Go through the entries and transcribe each one exactly, dropping the pictures.

- _STORED RECORDS_
★ ★ ★
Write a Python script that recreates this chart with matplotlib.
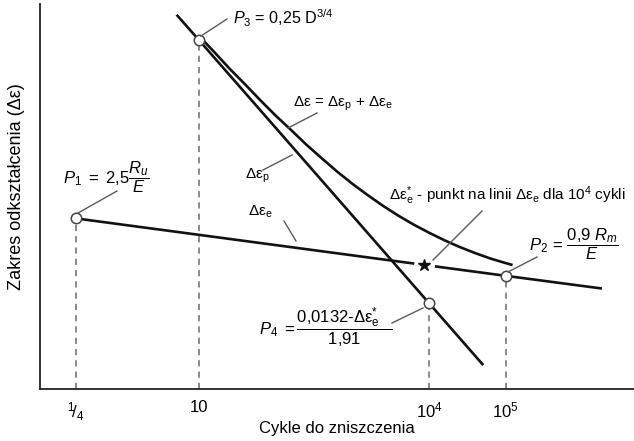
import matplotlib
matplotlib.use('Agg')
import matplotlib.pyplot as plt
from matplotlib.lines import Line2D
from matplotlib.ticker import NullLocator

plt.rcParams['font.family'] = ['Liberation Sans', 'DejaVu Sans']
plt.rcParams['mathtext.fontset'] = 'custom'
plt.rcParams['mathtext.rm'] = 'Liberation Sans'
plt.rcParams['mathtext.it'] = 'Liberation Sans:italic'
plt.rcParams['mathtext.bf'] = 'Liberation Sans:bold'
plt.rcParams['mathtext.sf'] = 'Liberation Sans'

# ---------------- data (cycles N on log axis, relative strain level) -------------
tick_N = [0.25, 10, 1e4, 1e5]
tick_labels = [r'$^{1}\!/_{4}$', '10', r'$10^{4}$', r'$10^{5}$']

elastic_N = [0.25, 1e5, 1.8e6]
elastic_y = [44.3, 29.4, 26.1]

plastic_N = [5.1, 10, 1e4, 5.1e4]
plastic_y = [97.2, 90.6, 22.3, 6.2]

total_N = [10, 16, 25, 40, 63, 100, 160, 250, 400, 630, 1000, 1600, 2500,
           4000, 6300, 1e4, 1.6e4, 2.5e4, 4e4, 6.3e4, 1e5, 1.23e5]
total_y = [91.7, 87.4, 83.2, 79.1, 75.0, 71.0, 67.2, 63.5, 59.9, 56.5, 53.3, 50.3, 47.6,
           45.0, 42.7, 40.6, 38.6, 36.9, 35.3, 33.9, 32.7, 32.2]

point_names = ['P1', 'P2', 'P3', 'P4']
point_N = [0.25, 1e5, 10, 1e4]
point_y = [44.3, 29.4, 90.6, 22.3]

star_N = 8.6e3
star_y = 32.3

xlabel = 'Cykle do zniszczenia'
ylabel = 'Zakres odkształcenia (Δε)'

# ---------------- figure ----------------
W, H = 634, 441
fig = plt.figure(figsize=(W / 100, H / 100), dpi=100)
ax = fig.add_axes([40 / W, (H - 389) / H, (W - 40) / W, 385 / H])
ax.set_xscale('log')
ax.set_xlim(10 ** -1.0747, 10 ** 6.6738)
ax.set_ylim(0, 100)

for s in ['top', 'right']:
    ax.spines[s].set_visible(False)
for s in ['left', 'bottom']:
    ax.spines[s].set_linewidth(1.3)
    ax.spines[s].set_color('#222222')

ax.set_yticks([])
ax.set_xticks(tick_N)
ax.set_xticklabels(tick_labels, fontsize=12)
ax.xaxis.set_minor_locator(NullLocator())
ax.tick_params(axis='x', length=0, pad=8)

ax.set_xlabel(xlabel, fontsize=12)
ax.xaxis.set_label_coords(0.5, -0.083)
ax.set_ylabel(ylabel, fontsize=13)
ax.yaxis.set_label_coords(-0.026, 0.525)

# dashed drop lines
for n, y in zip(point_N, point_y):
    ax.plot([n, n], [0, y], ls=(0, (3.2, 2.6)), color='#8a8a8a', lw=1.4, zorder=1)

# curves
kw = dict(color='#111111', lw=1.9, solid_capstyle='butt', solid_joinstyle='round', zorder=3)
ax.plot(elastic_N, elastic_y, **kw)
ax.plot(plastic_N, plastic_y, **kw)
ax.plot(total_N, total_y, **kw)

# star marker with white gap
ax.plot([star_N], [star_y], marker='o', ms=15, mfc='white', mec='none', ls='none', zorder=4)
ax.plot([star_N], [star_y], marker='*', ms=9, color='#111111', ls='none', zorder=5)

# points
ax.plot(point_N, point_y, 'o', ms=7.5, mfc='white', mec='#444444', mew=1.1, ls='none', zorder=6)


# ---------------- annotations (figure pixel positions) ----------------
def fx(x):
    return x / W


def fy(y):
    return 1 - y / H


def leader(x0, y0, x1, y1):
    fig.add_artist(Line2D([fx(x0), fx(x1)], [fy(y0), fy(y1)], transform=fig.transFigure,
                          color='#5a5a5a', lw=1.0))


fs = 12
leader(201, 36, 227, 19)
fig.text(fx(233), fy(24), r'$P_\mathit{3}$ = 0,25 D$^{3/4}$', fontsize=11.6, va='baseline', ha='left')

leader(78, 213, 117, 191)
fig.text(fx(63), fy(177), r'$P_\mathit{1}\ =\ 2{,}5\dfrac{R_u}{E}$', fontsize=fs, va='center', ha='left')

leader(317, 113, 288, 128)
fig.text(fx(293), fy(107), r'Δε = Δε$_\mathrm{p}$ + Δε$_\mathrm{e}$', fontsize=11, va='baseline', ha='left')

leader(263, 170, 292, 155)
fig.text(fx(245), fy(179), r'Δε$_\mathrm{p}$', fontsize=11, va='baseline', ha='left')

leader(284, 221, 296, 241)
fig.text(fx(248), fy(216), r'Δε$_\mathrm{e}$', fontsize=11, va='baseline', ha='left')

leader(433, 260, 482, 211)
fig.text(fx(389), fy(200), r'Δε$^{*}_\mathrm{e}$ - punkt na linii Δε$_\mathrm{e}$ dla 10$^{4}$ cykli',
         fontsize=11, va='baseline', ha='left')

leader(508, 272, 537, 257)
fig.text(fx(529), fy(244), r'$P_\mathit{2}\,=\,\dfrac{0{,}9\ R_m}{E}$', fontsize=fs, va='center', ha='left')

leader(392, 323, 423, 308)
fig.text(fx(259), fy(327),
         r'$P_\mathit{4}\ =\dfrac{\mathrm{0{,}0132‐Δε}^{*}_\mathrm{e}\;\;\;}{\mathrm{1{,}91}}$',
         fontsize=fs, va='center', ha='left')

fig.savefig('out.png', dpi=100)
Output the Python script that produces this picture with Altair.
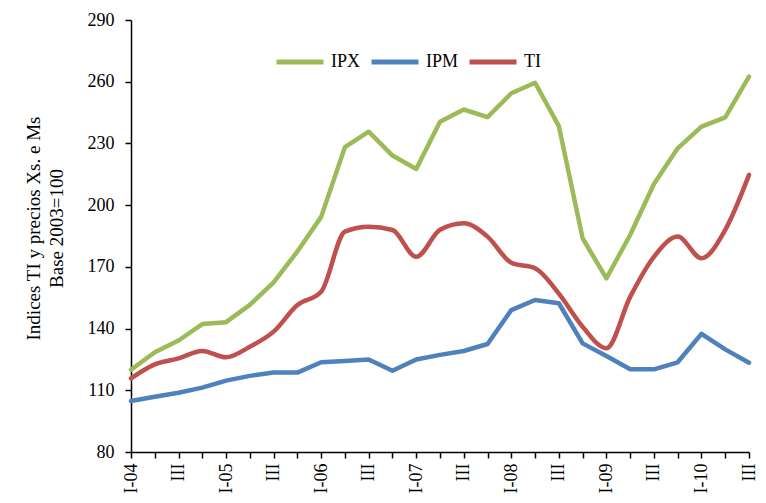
★ ★ ★
- _ANSWER TO THE PROBLEM_
Write a Python script that recreates this chart with matplotlib.
import matplotlib
matplotlib.use('Agg')
import matplotlib.pyplot as plt
from matplotlib.lines import Line2D
from matplotlib.ticker import NullLocator

plt.rcParams['font.family'] = ['Liberation Sans', 'DejaVu Sans']
plt.rcParams['mathtext.fontset'] = 'custom'
plt.rcParams['mathtext.rm'] = 'Liberation Sans'
plt.rcParams['mathtext.it'] = 'Liberation Sans:italic'
plt.rcParams['mathtext.bf'] = 'Liberation Sans:bold'
plt.rcParams['mathtext.sf'] = 'Liberation Sans'

# ---------------- data (cycles N on log axis, relative strain level) -------------
tick_N = [0.25, 10, 1e4, 1e5]
tick_labels = [r'$^{1}\!/_{4}$', '10', r'$10^{4}$', r'$10^{5}$']

elastic_N = [0.25, 1e5, 1.8e6]
elastic_y = [44.3, 29.4, 26.1]

plastic_N = [5.1, 10, 1e4, 5.1e4]
plastic_y = [97.2, 90.6, 22.3, 6.2]

total_N = [10, 16, 25, 40, 63, 100, 160, 250, 400, 630, 1000, 1600, 2500,
           4000, 6300, 1e4, 1.6e4, 2.5e4, 4e4, 6.3e4, 1e5, 1.23e5]
total_y = [91.7, 87.4, 83.2, 79.1, 75.0, 71.0, 67.2, 63.5, 59.9, 56.5, 53.3, 50.3, 47.6,
           45.0, 42.7, 40.6, 38.6, 36.9, 35.3, 33.9, 32.7, 32.2]

point_names = ['P1', 'P2', 'P3', 'P4']
point_N = [0.25, 1e5, 10, 1e4]
point_y = [44.3, 29.4, 90.6, 22.3]

star_N = 8.6e3
star_y = 32.3

xlabel = 'Cykle do zniszczenia'
ylabel = 'Zakres odkształcenia (Δε)'

# ---------------- figure ----------------
W, H = 634, 441
fig = plt.figure(figsize=(W / 100, H / 100), dpi=100)
ax = fig.add_axes([40 / W, (H - 389) / H, (W - 40) / W, 385 / H])
ax.set_xscale('log')
ax.set_xlim(10 ** -1.0747, 10 ** 6.6738)
ax.set_ylim(0, 100)

for s in ['top', 'right']:
    ax.spines[s].set_visible(False)
for s in ['left', 'bottom']:
    ax.spines[s].set_linewidth(1.3)
    ax.spines[s].set_color('#222222')

ax.set_yticks([])
ax.set_xticks(tick_N)
ax.set_xticklabels(tick_labels, fontsize=12)
ax.xaxis.set_minor_locator(NullLocator())
ax.tick_params(axis='x', length=0, pad=8)

ax.set_xlabel(xlabel, fontsize=12)
ax.xaxis.set_label_coords(0.5, -0.083)
ax.set_ylabel(ylabel, fontsize=13)
ax.yaxis.set_label_coords(-0.026, 0.525)

# dashed drop lines
for n, y in zip(point_N, point_y):
    ax.plot([n, n], [0, y], ls=(0, (3.2, 2.6)), color='#8a8a8a', lw=1.4, zorder=1)

# curves
kw = dict(color='#111111', lw=1.9, solid_capstyle='butt', solid_joinstyle='round', zorder=3)
ax.plot(elastic_N, elastic_y, **kw)
ax.plot(plastic_N, plastic_y, **kw)
ax.plot(total_N, total_y, **kw)

# star marker with white gap
ax.plot([star_N], [star_y], marker='o', ms=15, mfc='white', mec='none', ls='none', zorder=4)
ax.plot([star_N], [star_y], marker='*', ms=9, color='#111111', ls='none', zorder=5)

# points
ax.plot(point_N, point_y, 'o', ms=7.5, mfc='white', mec='#444444', mew=1.1, ls='none', zorder=6)


# ---------------- annotations (figure pixel positions) ----------------
def fx(x):
    return x / W


def fy(y):
    return 1 - y / H


def leader(x0, y0, x1, y1):
    fig.add_artist(Line2D([fx(x0), fx(x1)], [fy(y0), fy(y1)], transform=fig.transFigure,
                          color='#5a5a5a', lw=1.0))


fs = 12
leader(201, 36, 227, 19)
fig.text(fx(233), fy(24), r'$P_\mathit{3}$ = 0,25 D$^{3/4}$', fontsize=11.6, va='baseline', ha='left')

leader(78, 213, 117, 191)
fig.text(fx(63), fy(177), r'$P_\mathit{1}\ =\ 2{,}5\dfrac{R_u}{E}$', fontsize=fs, va='center', ha='left')

leader(317, 113, 288, 128)
fig.text(fx(293), fy(107), r'Δε = Δε$_\mathrm{p}$ + Δε$_\mathrm{e}$', fontsize=11, va='baseline', ha='left')

leader(263, 170, 292, 155)
fig.text(fx(245), fy(179), r'Δε$_\mathrm{p}$', fontsize=11, va='baseline', ha='left')

leader(284, 221, 296, 241)
fig.text(fx(248), fy(216), r'Δε$_\mathrm{e}$', fontsize=11, va='baseline', ha='left')

leader(433, 260, 482, 211)
fig.text(fx(389), fy(200), r'Δε$^{*}_\mathrm{e}$ - punkt na linii Δε$_\mathrm{e}$ dla 10$^{4}$ cykli',
         fontsize=11, va='baseline', ha='left')

leader(508, 272, 537, 257)
fig.text(fx(529), fy(244), r'$P_\mathit{2}\,=\,\dfrac{0{,}9\ R_m}{E}$', fontsize=fs, va='center', ha='left')

leader(392, 323, 423, 308)
fig.text(fx(259), fy(327),
         r'$P_\mathit{4}\ =\dfrac{\mathrm{0{,}0132‐Δε}^{*}_\mathrm{e}\;\;\;}{\mathrm{1{,}91}}$',
         fontsize=fs, va='center', ha='left')

fig.savefig('out.png', dpi=100)
Output the Python script that produces this picture with Altair.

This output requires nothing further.